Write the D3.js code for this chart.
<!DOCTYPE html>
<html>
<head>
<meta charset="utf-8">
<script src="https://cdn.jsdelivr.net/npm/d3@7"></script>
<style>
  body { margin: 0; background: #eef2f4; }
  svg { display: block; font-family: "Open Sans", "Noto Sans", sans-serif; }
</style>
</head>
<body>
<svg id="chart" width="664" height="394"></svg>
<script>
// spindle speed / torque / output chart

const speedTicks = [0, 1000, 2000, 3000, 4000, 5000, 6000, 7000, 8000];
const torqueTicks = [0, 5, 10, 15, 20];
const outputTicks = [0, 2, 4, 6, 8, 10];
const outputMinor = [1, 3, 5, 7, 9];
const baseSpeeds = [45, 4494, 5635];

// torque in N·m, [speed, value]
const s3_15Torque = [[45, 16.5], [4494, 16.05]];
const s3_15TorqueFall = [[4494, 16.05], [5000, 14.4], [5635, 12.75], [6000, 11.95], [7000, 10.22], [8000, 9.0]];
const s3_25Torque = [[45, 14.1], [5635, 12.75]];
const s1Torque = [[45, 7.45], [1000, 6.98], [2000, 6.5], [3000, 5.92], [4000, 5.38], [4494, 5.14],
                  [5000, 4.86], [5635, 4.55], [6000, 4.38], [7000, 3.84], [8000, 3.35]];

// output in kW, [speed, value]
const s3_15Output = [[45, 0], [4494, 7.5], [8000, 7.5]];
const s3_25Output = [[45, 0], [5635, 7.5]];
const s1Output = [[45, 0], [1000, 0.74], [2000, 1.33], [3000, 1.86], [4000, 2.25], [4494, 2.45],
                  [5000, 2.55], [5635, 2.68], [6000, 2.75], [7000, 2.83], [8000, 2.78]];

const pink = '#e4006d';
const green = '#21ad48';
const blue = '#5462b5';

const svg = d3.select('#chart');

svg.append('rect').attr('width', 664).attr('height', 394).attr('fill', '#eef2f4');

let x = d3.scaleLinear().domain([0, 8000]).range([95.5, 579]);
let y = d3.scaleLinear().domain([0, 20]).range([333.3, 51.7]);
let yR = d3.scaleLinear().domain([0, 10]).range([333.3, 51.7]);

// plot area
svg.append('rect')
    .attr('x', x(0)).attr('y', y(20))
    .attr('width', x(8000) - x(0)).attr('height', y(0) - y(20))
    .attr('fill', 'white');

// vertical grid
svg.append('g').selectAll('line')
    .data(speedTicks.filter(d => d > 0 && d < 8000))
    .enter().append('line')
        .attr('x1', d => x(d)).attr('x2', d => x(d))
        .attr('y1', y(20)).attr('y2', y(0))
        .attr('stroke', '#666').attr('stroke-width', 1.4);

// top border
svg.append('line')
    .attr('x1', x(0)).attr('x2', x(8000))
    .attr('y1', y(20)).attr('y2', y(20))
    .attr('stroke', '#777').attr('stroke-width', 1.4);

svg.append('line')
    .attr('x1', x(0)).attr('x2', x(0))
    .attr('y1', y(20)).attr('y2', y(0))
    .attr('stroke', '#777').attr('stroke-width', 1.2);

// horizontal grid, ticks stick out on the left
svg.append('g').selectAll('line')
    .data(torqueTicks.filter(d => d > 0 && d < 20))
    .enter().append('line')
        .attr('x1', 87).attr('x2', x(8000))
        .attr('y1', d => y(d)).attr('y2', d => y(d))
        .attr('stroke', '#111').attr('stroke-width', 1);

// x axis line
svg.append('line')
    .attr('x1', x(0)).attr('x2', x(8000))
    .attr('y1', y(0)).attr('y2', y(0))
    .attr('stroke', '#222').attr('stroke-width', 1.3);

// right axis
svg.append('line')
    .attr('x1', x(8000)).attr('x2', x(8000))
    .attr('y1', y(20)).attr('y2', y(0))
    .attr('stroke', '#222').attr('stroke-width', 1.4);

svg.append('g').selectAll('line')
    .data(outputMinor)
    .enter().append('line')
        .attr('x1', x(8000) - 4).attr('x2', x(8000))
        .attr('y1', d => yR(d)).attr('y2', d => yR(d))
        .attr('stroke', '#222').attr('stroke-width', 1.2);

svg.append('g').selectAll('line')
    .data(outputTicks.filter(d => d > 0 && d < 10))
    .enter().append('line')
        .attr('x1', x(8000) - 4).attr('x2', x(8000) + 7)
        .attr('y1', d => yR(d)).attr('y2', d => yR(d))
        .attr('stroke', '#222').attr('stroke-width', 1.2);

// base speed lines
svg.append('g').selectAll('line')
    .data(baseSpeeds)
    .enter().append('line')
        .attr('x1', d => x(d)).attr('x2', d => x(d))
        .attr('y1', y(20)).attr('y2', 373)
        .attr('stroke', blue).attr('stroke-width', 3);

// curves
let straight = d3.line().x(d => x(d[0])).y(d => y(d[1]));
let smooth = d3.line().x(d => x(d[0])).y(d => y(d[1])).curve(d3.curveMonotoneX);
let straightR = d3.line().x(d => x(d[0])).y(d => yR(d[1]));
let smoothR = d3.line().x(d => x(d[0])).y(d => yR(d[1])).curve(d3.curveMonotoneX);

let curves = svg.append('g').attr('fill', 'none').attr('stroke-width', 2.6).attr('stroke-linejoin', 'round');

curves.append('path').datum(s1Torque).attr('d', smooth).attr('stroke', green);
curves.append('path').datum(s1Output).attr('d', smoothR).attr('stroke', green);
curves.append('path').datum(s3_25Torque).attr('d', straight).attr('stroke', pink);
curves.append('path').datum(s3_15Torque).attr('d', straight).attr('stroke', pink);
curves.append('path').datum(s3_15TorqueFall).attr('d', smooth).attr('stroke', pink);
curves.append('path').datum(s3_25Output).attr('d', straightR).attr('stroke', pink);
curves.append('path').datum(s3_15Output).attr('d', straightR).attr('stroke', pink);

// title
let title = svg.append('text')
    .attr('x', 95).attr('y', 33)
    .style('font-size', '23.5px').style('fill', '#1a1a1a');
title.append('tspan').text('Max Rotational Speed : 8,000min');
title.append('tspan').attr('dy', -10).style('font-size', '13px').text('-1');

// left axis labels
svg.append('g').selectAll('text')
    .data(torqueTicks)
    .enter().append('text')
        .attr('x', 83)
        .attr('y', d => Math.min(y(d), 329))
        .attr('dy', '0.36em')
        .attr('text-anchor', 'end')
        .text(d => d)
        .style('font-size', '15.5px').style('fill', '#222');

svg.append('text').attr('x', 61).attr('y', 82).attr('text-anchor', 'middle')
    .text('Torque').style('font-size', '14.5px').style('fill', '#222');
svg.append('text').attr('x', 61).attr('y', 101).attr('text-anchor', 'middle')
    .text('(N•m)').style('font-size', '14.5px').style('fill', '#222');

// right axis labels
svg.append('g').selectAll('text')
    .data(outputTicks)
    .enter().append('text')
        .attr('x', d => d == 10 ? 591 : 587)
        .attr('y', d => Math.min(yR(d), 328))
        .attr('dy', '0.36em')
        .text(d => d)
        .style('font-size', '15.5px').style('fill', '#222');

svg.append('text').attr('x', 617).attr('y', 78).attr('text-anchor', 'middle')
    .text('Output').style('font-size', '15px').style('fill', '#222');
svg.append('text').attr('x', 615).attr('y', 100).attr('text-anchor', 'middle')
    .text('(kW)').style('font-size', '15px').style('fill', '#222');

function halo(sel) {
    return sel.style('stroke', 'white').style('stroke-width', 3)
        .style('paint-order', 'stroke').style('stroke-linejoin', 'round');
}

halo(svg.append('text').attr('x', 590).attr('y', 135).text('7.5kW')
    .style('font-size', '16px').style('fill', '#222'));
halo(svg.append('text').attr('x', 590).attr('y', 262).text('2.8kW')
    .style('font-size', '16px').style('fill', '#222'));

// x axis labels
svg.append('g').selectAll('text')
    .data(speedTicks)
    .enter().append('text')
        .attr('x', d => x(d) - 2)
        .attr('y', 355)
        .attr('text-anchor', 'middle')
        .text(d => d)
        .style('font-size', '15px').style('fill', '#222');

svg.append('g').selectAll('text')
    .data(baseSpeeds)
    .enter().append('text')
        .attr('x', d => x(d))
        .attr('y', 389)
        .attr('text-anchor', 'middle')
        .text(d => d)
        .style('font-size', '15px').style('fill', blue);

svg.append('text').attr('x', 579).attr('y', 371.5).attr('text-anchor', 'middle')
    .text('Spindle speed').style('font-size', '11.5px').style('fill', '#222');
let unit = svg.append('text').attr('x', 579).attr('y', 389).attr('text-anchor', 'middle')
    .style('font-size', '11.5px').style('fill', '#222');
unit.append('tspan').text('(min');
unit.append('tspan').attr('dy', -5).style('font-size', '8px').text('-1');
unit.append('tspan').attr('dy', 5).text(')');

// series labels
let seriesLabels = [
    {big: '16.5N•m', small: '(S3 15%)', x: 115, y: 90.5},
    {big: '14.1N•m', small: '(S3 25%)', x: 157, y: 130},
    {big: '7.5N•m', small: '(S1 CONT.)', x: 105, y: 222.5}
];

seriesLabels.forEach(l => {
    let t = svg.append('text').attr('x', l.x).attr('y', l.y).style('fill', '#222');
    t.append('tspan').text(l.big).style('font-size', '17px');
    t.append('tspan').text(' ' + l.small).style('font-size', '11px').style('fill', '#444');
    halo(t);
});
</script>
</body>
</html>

◆ ◆ ◆ ◆ ◆

# [Goal]
Beginning at the first line above, repeat exactly until the line containing "const baseSpeeds = [45, 4494, 5635];", which is included.

# [Full response]
Write the D3.js code for this chart.
<!DOCTYPE html>
<html>
<head>
<meta charset="utf-8">
<script src="https://cdn.jsdelivr.net/npm/d3@7"></script>
<style>
  body { margin: 0; background: #eef2f4; }
  svg { display: block; font-family: "Open Sans", "Noto Sans", sans-serif; }
</style>
</head>
<body>
<svg id="chart" width="664" height="394"></svg>
<script>
// spindle speed / torque / output chart

const speedTicks = [0, 1000, 2000, 3000, 4000, 5000, 6000, 7000, 8000];
const torqueTicks = [0, 5, 10, 15, 20];
const outputTicks = [0, 2, 4, 6, 8, 10];
const outputMinor = [1, 3, 5, 7, 9];
const baseSpeeds = [45, 4494, 5635];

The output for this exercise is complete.